Rosanna Lisa Arquette is an American actress, director and producer, nominated for an Emmy Award for her performance in the TV film The Executioner's Song, and won the BAFTA Award for Best Actress in a Supporting Role for the film Desperately Seeking Susan. Her other film roles include After Hours, The Big Blue, Pulp Fiction, and Crash. She also directed the documentary Searching for Debra Winger, and starred from 2006 to 2007 in the ABC sitcom What About Brian?
Arquette has appeared in both television and screen films. She earned an Emmy Award nomination for the TV film The Executioner's Song. However, she was unhappy with the film's nude scene, remarking in an interview that the idea of the general public seeing her naked made her feel uncomfortable and exploited, and that most of the offers she had received since demanded that she similarly expose herself. Her first starring role was in John Sayles's film, Baby It's You, highly regarded by Rotten Tomatoes reviewers, but not widely distributed. She starred in Desperately Seeking Susan alongside pop singer Madonna, for which Arquette won a British Academy Film Awards (BAFTA) for her supporting role. Following the commercial and critical success of Lawrence Kasdan's Silverado, the limited success of the Martin Scorsese film After Hours and the commercial flop 8 Million Ways to Die, also a critical failure, she quit Hollywood to work in Europe, acting in Luc Besson's The Big Blue.
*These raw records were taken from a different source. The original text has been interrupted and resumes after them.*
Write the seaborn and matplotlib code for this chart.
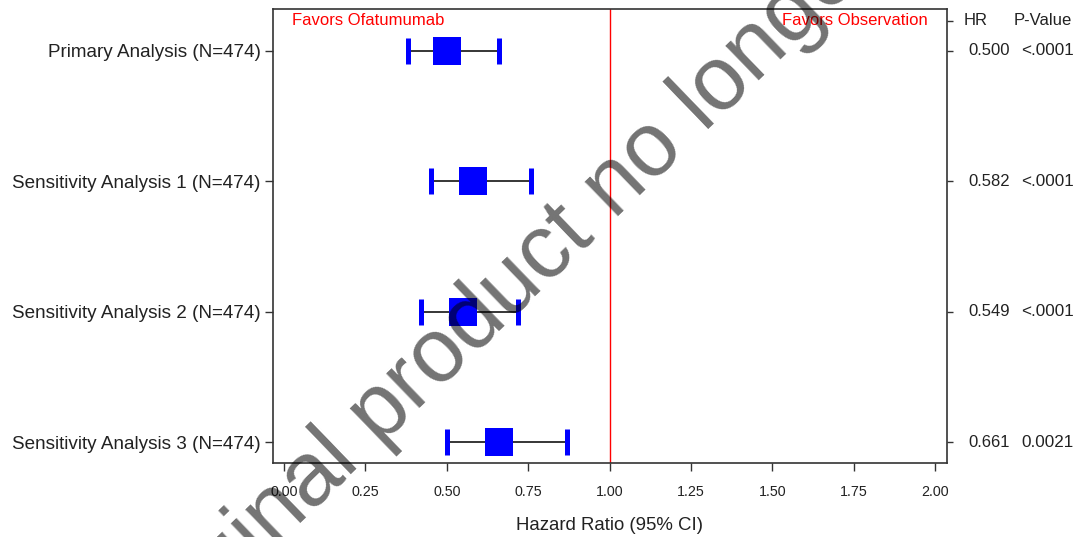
import numpy as np
import pandas as pd
import matplotlib
matplotlib.use("Agg")
from matplotlib import pyplot as plt
from matplotlib import transforms
import seaborn as sns

# forest plot data
labels = ['Primary Analysis (N=474)', 'Sensitivity Analysis 1 (N=474)',
          'Sensitivity Analysis 2 (N=474)', 'Sensitivity Analysis 3 (N=474)']
hr = [0.500, 0.582, 0.549, 0.661]
ci_low = [0.38, 0.45, 0.42, 0.50]
ci_high = [0.66, 0.76, 0.72, 0.87]
hr_text = ['0.500', '0.582', '0.549', '0.661']
p_text = ['<.0001', '<.0001', '<.0001', '0.0021']
xticks = [0.00, 0.25, 0.50, 0.75, 1.00, 1.25, 1.50, 1.75, 2.00]

sns.set_style("white")
plt.rcParams['font.family'] = ['Liberation Sans', 'DejaVu Sans']

ypos = [4, 3, 2, 1]
df = pd.DataFrame({'label': labels, 'hr': hr, 'lo': ci_low, 'hi': ci_high, 'y': ypos})

fig = plt.figure(figsize=(10.77, 5.37), dpi=100)
ax = fig.add_axes([273 / 1077, 1 - 463 / 537, (947 - 273) / 1077, (463 - 9) / 537])

ax.hlines(df['y'], df['lo'], df['hi'], color='black', linewidth=1.1, zorder=2)
caps = pd.DataFrame({'x': list(df['lo']) + list(df['hi']), 'y': ypos + ypos})
sns.scatterplot(data=caps, x='x', y='y', marker='|', s=370, color='blue',
                linewidth=3.6, ax=ax, zorder=3, legend=False)
sns.scatterplot(data=df, x='hr', y='y', marker='s', s=400, color='blue',
                linewidth=0, ax=ax, zorder=4, legend=False)
ax.axvline(1.0, color='red', linewidth=1.0, zorder=1)

ax.set_xlim(-0.034, 2.037)
ax.set_ylim(0.839, 4.321)
ax.set_xticks(xticks)
ax.set_xticklabels(['{:.2f}'.format(t) for t in xticks], fontsize=10.3, color='#222222')
ax.set_yticks(ypos)
ax.set_yticklabels(labels, fontsize=13.6, color='#222222')
ax.tick_params(axis='both', direction='out', length=6, width=1, color='#333333',
               left=True, bottom=True)
ax.tick_params(axis='x', pad=9.5)
ax.tick_params(axis='y', pad=3)
ax.set_xlabel('Hazard Ratio (95% CI)', fontsize=13.4, color='#222222', labelpad=13)
ax.set_ylabel('')
for sp in ax.spines.values():
    sp.set_color('#333333')
    sp.set_linewidth(1.2)

hdr_y = 4.23
ax2 = ax.twinx()
ax2.set_ylim(ax.get_ylim())
ax2.set_yticks([hdr_y] + ypos)
ax2.set_yticklabels([])
ax2.tick_params(axis='y', direction='out', length=4, width=1, color='#333333')
for sp in ax2.spines.values():
    sp.set_visible(False)

tr = transforms.blended_transform_factory(fig.transFigure, ax.transData)
ax.text(292 / 1077, hdr_y, 'Favors Ofatumumab', color='red', fontsize=12,
        ha='left', va='center', transform=tr)
ax.text(928 / 1077, hdr_y, 'Favors Observation', color='red', fontsize=12,
        ha='right', va='center', transform=tr)

ax.text(976 / 1077, hdr_y, 'HR', fontsize=12, ha='center', va='center', transform=tr, color='#222222')
ax.text(1043 / 1077, hdr_y, 'P-Value', fontsize=12, ha='center', va='center', transform=tr, color='#222222')
for i in range(len(labels)):
    ax.text(989 / 1077, ypos[i], hr_text[i], fontsize=12, ha='center', va='center',
            transform=tr, color='#222222')
    ax.text(1047 / 1077, ypos[i], p_text[i], fontsize=12.3, ha='center', va='center',
            transform=tr, color='#222222')

# watermark
fig.text(138 / 1077, 1 - 680 / 537, 'Original product no longer marketed', fontsize=65,
         color='black', alpha=0.55, rotation=44, rotation_mode='anchor',
         ha='left', va='baseline', zorder=10)

fig.savefig('out.png', dpi=100)
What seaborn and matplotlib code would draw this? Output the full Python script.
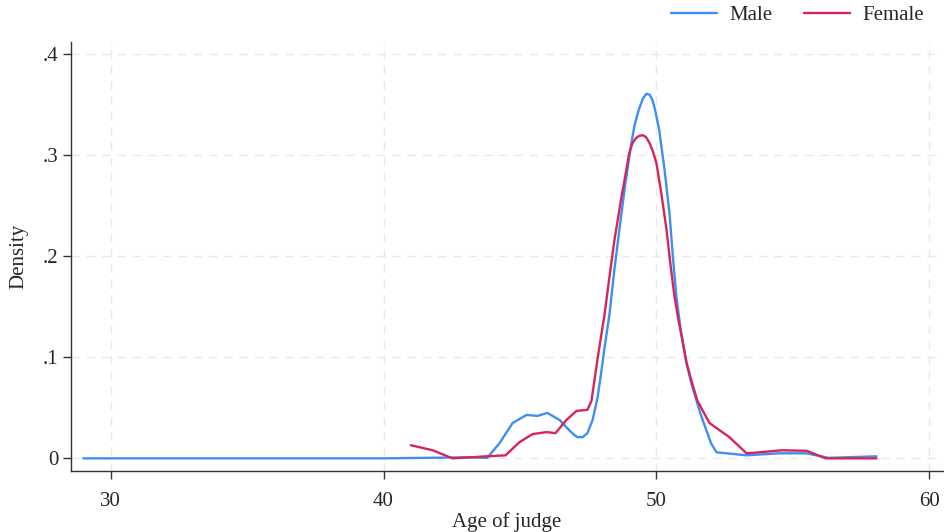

Director Martin Scorsese then offered her a part in his segment of New York Stories.
Arquette's other movies of note are Pulp Fiction, Crash and Wendy Cracked a Walnut. In 1990, she appeared on the cover and in a nude pictorial in Playboy's September issue, although she said it was without her prior knowledge or consent. In the 1990s, her career began to stall.
Arquette alleges (along with almost a hundred other women from the entertainment industry), that powerhouse film producer Harvey Weinstein sexually harassed her, threatened her because of her refusal to enter his hotel room, and subsequently saw to it that she was paid less for Pulp Fiction, then no longer cast in A-list lead roles because of her rejection of his quid pro quo sexual harassment proposition. The Guardian wrote, "She has no evidence that Weinstein warned others against her (though Peter Jackson has admitted to blacklisting Sorvino and Ashley Judd under pressure from Weinstein)." When the industry scuttlebutt about Weinstein's predation broke into the news in October 2017, Arquette was one of the first actresses to speak openly about his misconduct, with Ronan Farrow for The New Yorker and The New York Times's Jodi Kantor. In the documentary Untouchable about Weinstein focusing on those who have accused him of sexual abuse, Arquette, Paz de la Huerta, and Erika Rosenbaum are among those interviewed.
Arquette has expanded into directing, including the documentaries Searching for Debra Winger and All We Are Saying; she also produced both projects. Arquette appeared in the short-running What About Brian as Nicole Varsi and in Showtime's The L Word as Cherie Jaffe. She also guest-starred in Malcolm in the Middle as a healer named Anita who takes Malcolm's virginity. In 2009, she joined Fit Parent Magazine, founded by Craig Knight, as Editor at Large. Arquette starred in the 2011 French thriller The Divide, directed by Xavier Gens.